SET EXERCISE: Copy out the listing that follows exactly, dropping every picture.

DATA SECTION:
++++++++++++++++++++

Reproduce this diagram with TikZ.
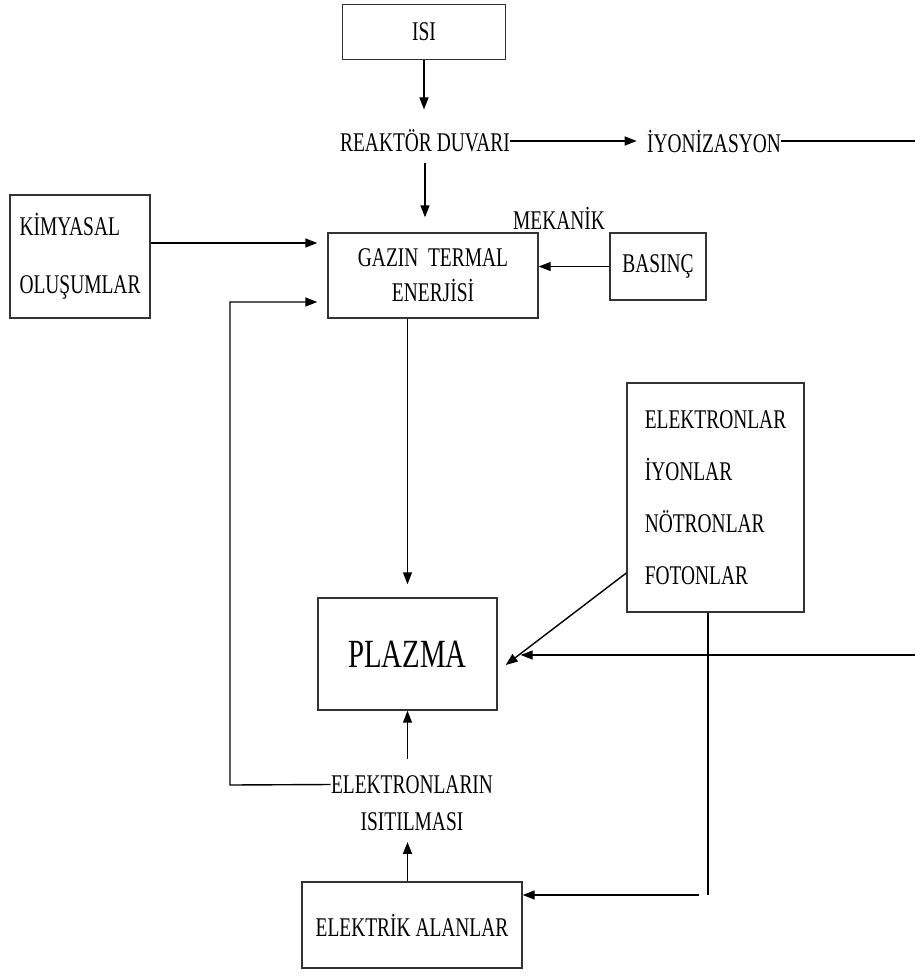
\documentclass[tikz,border=0pt]{standalone}
\usepackage{fontspec}
\setmainfont{Liberation Serif}[FakeStretch=0.72]
\usetikzlibrary{arrows.meta}

\begin{document}
\begin{tikzpicture}[x=0.5pt,y=-0.5pt]
\tikzstyle{box}=[rectangle, draw=black!80, line width=0.7pt, inner sep=0pt, font=\fontsize{13.5}{17}\selectfont]
\tikzstyle{txt}=[inner sep=0pt, font=\fontsize{13.5}{17}\selectfont]
\tikzstyle{connect}=[-{Triangle[length=6pt,width=4.5pt]}, line width=0.7pt]
\tikzstyle{wire}=[line width=0.7pt]
\useasboundingbox (0,0) rectangle (915,979);
  % top row
  \node[box, minimum width=81.5pt, minimum height=27.5pt] (isi) at (424,32) {ISI};
  \node[txt] (reaktor) at (425,141) {REAKTÖR DUVARI};
  \node[txt] (iyon) at (714,141) {İYONİZASYON};
  \coordinate (edgeA) at (915,141);
  % middle row
  \node[box, align=left, minimum width=70pt, minimum height=61.5pt, font=\fontsize{13.5}{29}\selectfont] (kimya) at (80,256.5) {KİMYASAL\\OLUŞUMLAR};
  \node[box, align=center, minimum width=105pt, minimum height=42.5pt, font=\fontsize{13.5}{17.5}\selectfont] (gazin) at (433,275.5) {GAZIN~ TERMAL\\ENERJİSİ};
  \node[txt] (mekanik) at (559,218) {MEKANİK};
  \node[box, minimum width=48pt, minimum height=33.5pt] (basinc) at (658,266.5) {BASINÇ};
  % particles and plasma
  \node[box, align=left, minimum width=88.5pt, minimum height=114.5pt, font=\fontsize{13.5}{26}\selectfont] (parts) at (715.5,497.5) {ELEKTRONLAR\\İYONLAR\\NÖTRONLAR\\FOTONLAR};
  \node[box, minimum width=89.5pt, minimum height=56pt, font=\fontsize{20}{24}\selectfont] (plazma) at (407.5,654) {PLAZMA};
  \coordinate (edgeB) at (915,655);
  % bottom
  \node[txt, align=center, font=\fontsize{13.5}{18.5}\selectfont] (isitma) at (412,803) {ELEKTRONLARIN\\ISITILMASI};
  \node[box, minimum width=110pt, minimum height=43pt] (elektrik) at (412,925) {ELEKTRİK ALANLAR};
  \coordinate (loop) at (230,785);
  \coordinate (drop) at (708,895);

  \draw[connect, shorten >=10pt] (isi) -- (isi.south |- reaktor.north);
  \draw[connect, shorten >=5pt] (reaktor) -- (iyon);
  \draw[wire] (iyon) -- (edgeA);
  \draw[connect, shorten <=5pt, shorten >=7.5pt] (reaktor) -- (reaktor |- gazin.north);
  \draw[connect, shorten >=5pt] ([yshift=6.75pt]kimya.east) -- ([yshift=6.75pt]kimya.east -| gazin.west);
  \draw[connect] (basinc) -- (basinc -| gazin.east);
  \draw[connect, shorten >=6.5pt] (plazma.north |- gazin.south) -- (plazma);
  \draw[connect] ([yshift=-37.75pt]parts.west) -- ([xshift=4pt,yshift=-5.5pt]plazma.east);
  \draw[connect, shorten >=11.5pt] (edgeB) -- (plazma.east |- edgeB);
  \draw[wire] ([xshift=-3.75pt]parts.south) -- (drop);
  \draw[connect] ([xshift=-4.5pt]drop) -- (elektrik.east |- drop);
  \draw[connect, shorten >=5.5pt] (plazma.south |- elektrik.north) -- (plazma.south |- isitma.south);
  \draw[connect, shorten <=8pt] (plazma.south |- isitma.north) -- (plazma);
  \draw[connect, shorten >=5pt] ([yshift=9.25pt]isitma.west) -- (loop) |- ([yshift=-13.25pt]gazin.west);
\end{tikzpicture}
\end{document}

++++++++++++++++++++

CORRECT OUTPUT:
Reproduce this diagram with TikZ.
\documentclass[tikz,border=0pt]{standalone}
\usepackage{fontspec}
\setmainfont{Liberation Serif}[FakeStretch=0.72]
\usetikzlibrary{arrows.meta}

\begin{document}
\begin{tikzpicture}[x=0.5pt,y=-0.5pt]
\tikzstyle{box}=[rectangle, draw=black!80, line width=0.7pt, inner sep=0pt, font=\fontsize{13.5}{17}\selectfont]
\tikzstyle{txt}=[inner sep=0pt, font=\fontsize{13.5}{17}\selectfont]
\tikzstyle{connect}=[-{Triangle[length=6pt,width=4.5pt]}, line width=0.7pt]
\tikzstyle{wire}=[line width=0.7pt]
\useasboundingbox (0,0) rectangle (915,979);
  % top row
  \node[box, minimum width=81.5pt, minimum height=27.5pt] (isi) at (424,32) {ISI};
  \node[txt] (reaktor) at (425,141) {REAKTÖR DUVARI};
  \node[txt] (iyon) at (714,141) {İYONİZASYON};
  \coordinate (edgeA) at (915,141);
  % middle row
  \node[box, align=left, minimum width=70pt, minimum height=61.5pt, font=\fontsize{13.5}{29}\selectfont] (kimya) at (80,256.5) {KİMYASAL\\OLUŞUMLAR};
  \node[box, align=center, minimum width=105pt, minimum height=42.5pt, font=\fontsize{13.5}{17.5}\selectfont] (gazin) at (433,275.5) {GAZIN~ TERMAL\\ENERJİSİ};
  \node[txt] (mekanik) at (559,218) {MEKANİK};
  \node[box, minimum width=48pt, minimum height=33.5pt] (basinc) at (658,266.5) {BASINÇ};
  % particles and plasma
  \node[box, align=left, minimum width=88.5pt, minimum height=114.5pt, font=\fontsize{13.5}{26}\selectfont] (parts) at (715.5,497.5) {ELEKTRONLAR\\İYONLAR\\NÖTRONLAR\\FOTONLAR};
  \node[box, minimum width=89.5pt, minimum height=56pt, font=\fontsize{20}{24}\selectfont] (plazma) at (407.5,654) {PLAZMA};
  \coordinate (edgeB) at (915,655);
  % bottom
  \node[txt, align=center, font=\fontsize{13.5}{18.5}\selectfont] (isitma) at (412,803) {ELEKTRONLARIN\\ISITILMASI};
  \node[box, minimum width=110pt, minimum height=43pt] (elektrik) at (412,925) {ELEKTRİK ALANLAR};
  \coordinate (loop) at (230,785);
  \coordinate (drop) at (708,895);

  \draw[connect, shorten >=10pt] (isi) -- (isi.south |- reaktor.north);
  \draw[connect, shorten >=5pt] (reaktor) -- (iyon);
  \draw[wire] (iyon) -- (edgeA);
  \draw[connect, shorten <=5pt, shorten >=7.5pt] (reaktor) -- (reaktor |- gazin.north);
  \draw[connect, shorten >=5pt] ([yshift=6.75pt]kimya.east) -- ([yshift=6.75pt]kimya.east -| gazin.west);
  \draw[connect] (basinc) -- (basinc -| gazin.east);
  \draw[connect, shorten >=6.5pt] (plazma.north |- gazin.south) -- (plazma);
  \draw[connect] ([yshift=-37.75pt]parts.west) -- ([xshift=4pt,yshift=-5.5pt]plazma.east);
  \draw[connect, shorten >=11.5pt] (edgeB) -- (plazma.east |- edgeB);
  \draw[wire] ([xshift=-3.75pt]parts.south) -- (drop);
  \draw[connect] ([xshift=-4.5pt]drop) -- (elektrik.east |- drop);
  \draw[connect, shorten >=5.5pt] (plazma.south |- elektrik.north) -- (plazma.south |- isitma.south);
  \draw[connect, shorten <=8pt] (plazma.south |- isitma.north) -- (plazma);
  \draw[connect, shorten >=5pt] ([yshift=9.25pt]isitma.west) -- (loop) |- ([yshift=-13.25pt]gazin.west);
\end{tikzpicture}
\end{document}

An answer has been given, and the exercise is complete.